CPA chief executive Peter Caplehorn
Radical change is needed in competence standards for individuals who supply, use, or otherwise work with construction products, according to a white paper issued by the sector’s trade association.
The Built environment – proposed construction product competence standard – white paper has been developed by Competence Working Group 12, which is led by the Construction Products Association (CPA).
The white paper is the working group’s response to the competence issues raised in Dame Judith Hackitt’s building safety report following the Grenfell Tower fire disaster and the requirements set out in subsequent legislation.
Misuse of construction products can lead to dangerous and potentially fatal outcomes, says the white paper, but there is currently no universal way to demonstrate that an individual has the correct competence for the tasks for which they are accountable and responsible.
It adds that individuals who work with construction products across the supply chain, including designers, must be properly assessed and deemed competent to do so.
The white paper sets out a single, agreed standard to determine, demonstrate and recognise construction product competence.

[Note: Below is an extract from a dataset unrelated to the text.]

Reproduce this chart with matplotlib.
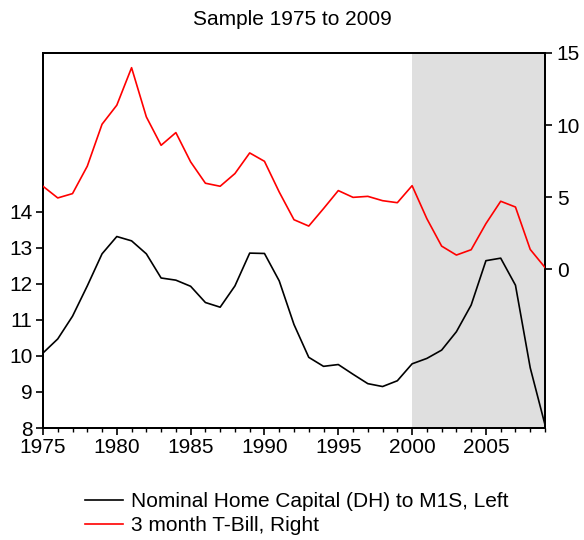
import matplotlib
matplotlib.use("Agg")
import matplotlib.pyplot as plt
from matplotlib.ticker import MultipleLocator

plt.rcParams['font.family'] = ['Liberation Sans', 'DejaVu Sans']

years = list(range(1975, 2010))
home_capital = [10.08, 10.47, 11.10, 11.94, 12.83, 13.31, 13.19, 12.83, 12.16, 12.10,
                11.93, 11.48, 11.35, 11.94, 12.85, 12.84, 12.08, 10.87, 9.96, 9.71,
                9.76, 9.49, 9.23, 9.15, 9.31, 9.78, 9.93, 10.16, 10.67, 11.41,
                12.64, 12.71, 11.96, 9.67, 8.09]
tbill = [5.76, 4.95, 5.25, 7.15, 10.06, 11.38, 13.98, 10.57, 8.60, 9.48,
         7.45, 5.97, 5.76, 6.64, 8.07, 7.49, 5.36, 3.44, 3.00, 4.21,
         5.46, 4.99, 5.06, 4.76, 4.62, 5.80, 3.51, 1.61, 0.99, 1.36,
         3.17, 4.72, 4.32, 1.38, 0.13]
left_ticks = [8, 9, 10, 11, 12, 13, 14]
right_ticks = [0, 5, 10, 15]
shade_start, shade_end = 2000, 2009
labels = ["Nominal Home Capital (DH) to M1S, Left", "3 month T-Bill, Right"]

fig = plt.figure(figsize=(5.84, 5.40), dpi=100)
ax = fig.add_axes([0.0736, 0.2074, 0.8596, 0.6945])
ax2 = ax.twinx()

ax.axvspan(shade_start, shade_end, color='#dfdfdf', lw=0, zorder=0)
l1, = ax.plot(years, home_capital, color='black', lw=1.2, zorder=3)
l2, = ax2.plot(years, tbill, color='#ff0000', lw=1.2, zorder=3)

ax.set_xlim(1975, 2009)
ax.set_ylim(8, 18.4)
ax2.set_ylim(-11, 15)
ax.set_yticks(left_ticks)
ax2.set_yticks(right_ticks)
ax.xaxis.set_major_locator(MultipleLocator(5))
ax.xaxis.set_minor_locator(MultipleLocator(1))

for a in (ax, ax2):
    for s in a.spines.values():
        s.set_linewidth(1.4)
ax.tick_params(axis='both', which='major', direction='out', length=5, width=1.2,
               labelsize=15, pad=2.5)
ax.tick_params(axis='x', which='minor', direction='out', length=3, width=1.0)
ax2.tick_params(axis='y', which='major', direction='out', length=5, width=1.2,
                labelsize=15, pad=3.5)

fig.text(0.5, 0.964, "Sample 1975 to 2009", ha='center', va='center', fontsize=15)

fig.legend([l1, l2], labels, loc='center', bbox_to_anchor=(0.508, 0.049),
           frameon=False, fontsize=15, handlelength=1.83, handletextpad=0.38,
           labelspacing=0.22, borderpad=0)

fig.savefig("out.png", dpi=100)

The proposed standard comprises five core levels of competence, as well as a methodology that defines how these can be mapped consistently by different industries to their competence frameworks. The application of this framework will include those procuring, specifying or designing construction products, as well as principal designers.
The levels outline fundamental knowledge bases applicable to tasks associated with all construction products. Industries can then map these against their training and qualifications, and create any additional training infrastructure.
Peter Caplehorn, chief executive of the CPA, said: ‘The Building Safety Act is making clear that regulators will no longer tolerate an industry that does not evidence its competence. The CPC levels have been designed to provide a single framework for everyone to work to, and I would urge the industry to read this white paper and get involved in testing it together.’